Write down a null and alternate hypothesis suitable for this investigation. Remember that the null is the ‘nothing going on’ scenario.

Should the alternate hypothesis be one-sided or two-sided? (Hint: two-sided is usually the answer here. But why?)

Back to work on the script

Load packages

library(tidyverse)
library(here)

Read in the data

ozone<-read_csv(here("data","ozone.csv"))
## Parsed with column specification:
## cols(
##   Ozone = col_double(),
##   Garden.location = col_character(),
##   Garden.ID = col_character()
## )

Step 1: Inspect the data

glimpse(ozone)    #what command do you need here?
## Rows: 20
## Columns: 3
## $ Ozone           <dbl> 61.7, 64.0, 72.4, 56.8, 52.4, 44.8, 70.4, 67.6, 68.8,…
## $ Garden.location <chr> "West", "West", "West", "West", "West", "West", "West…
## $ Garden.ID       <chr> "G1", "G2", "G3", "G4", "G5", "G6", "G7", "G8", "G9",…

What kind of data have we got?

You might also wish to inspect the data using summary(). Include code chunk to do this.

Step 2: Plot the data

Remember, before we do any statistical analysis, it is almost always a good idea to plot the data in some way.

  • Use ggplot() to plot two histograms of ozone levels, one for east and one for west.
  • Use the facet feature of ggplot()to stack the histograms one above the other.
  • Make the bins 10 ppm wide.
g<-ggplot(ozone,(aes(x=Ozone)))+
  geom_histogram(binwidth=10)+
  facet_wrap(~Garden.location,ncol=1)
g

Do the data look as though they support the null hypothesis or not? Let’s now do some stats.

Step 3: Carry out statistical analysis

Calculate means and variances of the ozone concentrations in east and west

We can use group_by() and summarise() from dplyr() to do this.

stats<- ozone %>%
  group_by(Garden.location) %>%
  summarise(avg = mean(Ozone),st_dev=sd(Ozone))
## `summarise()` ungrouping output (override with `.groups` argument)
stats

In the summarise line above we have asked for a table with two columns titled avg and st_dev. For the first we use the mean() function, and for the second we use the sd() function. Since we have grouped by Garden.location, each row of the table will be for a different location.

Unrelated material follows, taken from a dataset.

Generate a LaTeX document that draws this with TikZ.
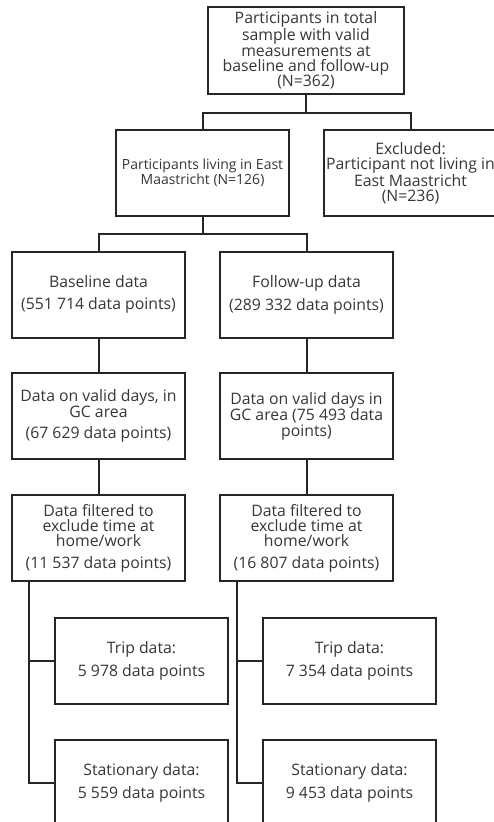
\documentclass[tikz,border=0pt]{standalone}
\usepackage{fontspec}
\setmainfont{Open Sans}
\usetikzlibrary{calc}
\definecolor{ink}{HTML}{262626}
\definecolor{txt}{HTML}{363636}
\tikzset{
  box/.style={draw=ink, line width=2pt, minimum width=173pt, minimum height=86pt,
    inner sep=0pt, align=center, text=txt, font=\fontsize{15.8}{15.3}\selectfont},
  conn/.style={draw=ink, line width=2pt},
}
\begin{document}
\begin{tikzpicture}[x=1pt,y=-1pt]
\useasboundingbox (0,0) rectangle (494,822);
\clip (0,0) rectangle (494,822);
\node[box, minimum width=196pt, minimum height=87pt] (top) at (306,50.5)
  {Participants in total\\sample with valid\\measurements at\\baseline and follow-up\\(N=362)};
\node[box, font=\fontsize{14}{13.3}\selectfont] (east) at (202.5,173)
  {Participants living in East\\Maastricht (N=126)};
\node[box] (excl) at (410.5,173)
  {Excluded:\\Participant not living in\\East Maastricht\\(N=236)};
\node[box] (baseL) at (98.5,294.5) {Baseline data\\[6pt](551 714 data points)};
\node[box] (baseR) at (306.5,294.5) {Follow-up data\\[6pt](289 332 data points)};
\node[box] (validL) at (98.5,416) {Data on valid days, in\\GC area\\[6pt](67 629 data points)};
\node[box] (validR) at (306.5,416) {Data on valid days in\\GC area (75 493 data\\points)};
\node[box] (filtL) at (98.5,538) {Data filtered to\\exclude time at\\home/work\\[6pt](11 537 data points)};
\node[box] (filtR) at (306.5,538) {Data filtered to\\exclude time at\\home/work\\[6pt](16 807 data points)};
\node[box] (tripL) at (141.5,660.5) {Trip data:\\[6pt]5 978 data points};
\node[box] (tripR) at (349.5,660.5) {Trip data:\\[6pt]7 354 data points};
\node[box] (statL) at (141.5,782.5) {Stationary data:\\[6pt]5 559 data points};
\node[box] (statR) at (349.5,782.5) {Stationary data:\\[6pt]9 453 data points};
% connectors
\coordinate (j1) at ($(top.south)+(0,18)$);
\draw[conn] (top.south) -- (j1);
\draw[conn] (east.north) |- (j1) -| (excl.north);
\coordinate (j2) at ($(east.south)+(0,17)$);
\draw[conn] (east.south) -- (j2);
\draw[conn] (baseL.north) |- (j2) -| (baseR.north);
\draw[conn] (baseL) -- (validL);
\draw[conn] (baseR) -- (validR);
\draw[conn] (validL) -- (filtL);
\draw[conn] (validR) -- (filtR);
\coordinate (spL) at ($(filtL.south west)+(18,0)$);
\coordinate (spR) at ($(filtR.south west)+(18,0)$);
\draw[conn] (spL) |- (tripL.west);
\draw[conn] (spL) |- (statL.west);
\draw[conn] (spR) |- (tripR.west);
\draw[conn] (spR) |- (statR.west);
\end{tikzpicture}
\end{document}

Now for the actual two-sample t-test

We use the t.test() command for this. It needs to be given a formula and a data set as arguments. Look up t.test() in R’s help documentation, and see if you can get the t-test to tell you whether there is a significant difference between ozone levels in the east and in the west of the city.

t.test(Ozone~Garden.location,data=ozone)

Interpret the output of the t-test.

Study the output of the t-test.

  • What kind of test was carried out?
  • What data was used for the test?
  • What is the test statistic of the data?
  • How many degrees of freedom were there? Does the number make sense?
  • What is the p-value?
  • What does the p value mean?
  • What is the confidence interval for the difference between ozone levels in east and west?
  • Is there sufficient evidence to reject the null hypothesis?
  • What does the word ‘Welch’ tell you - look it up in the help for t.test().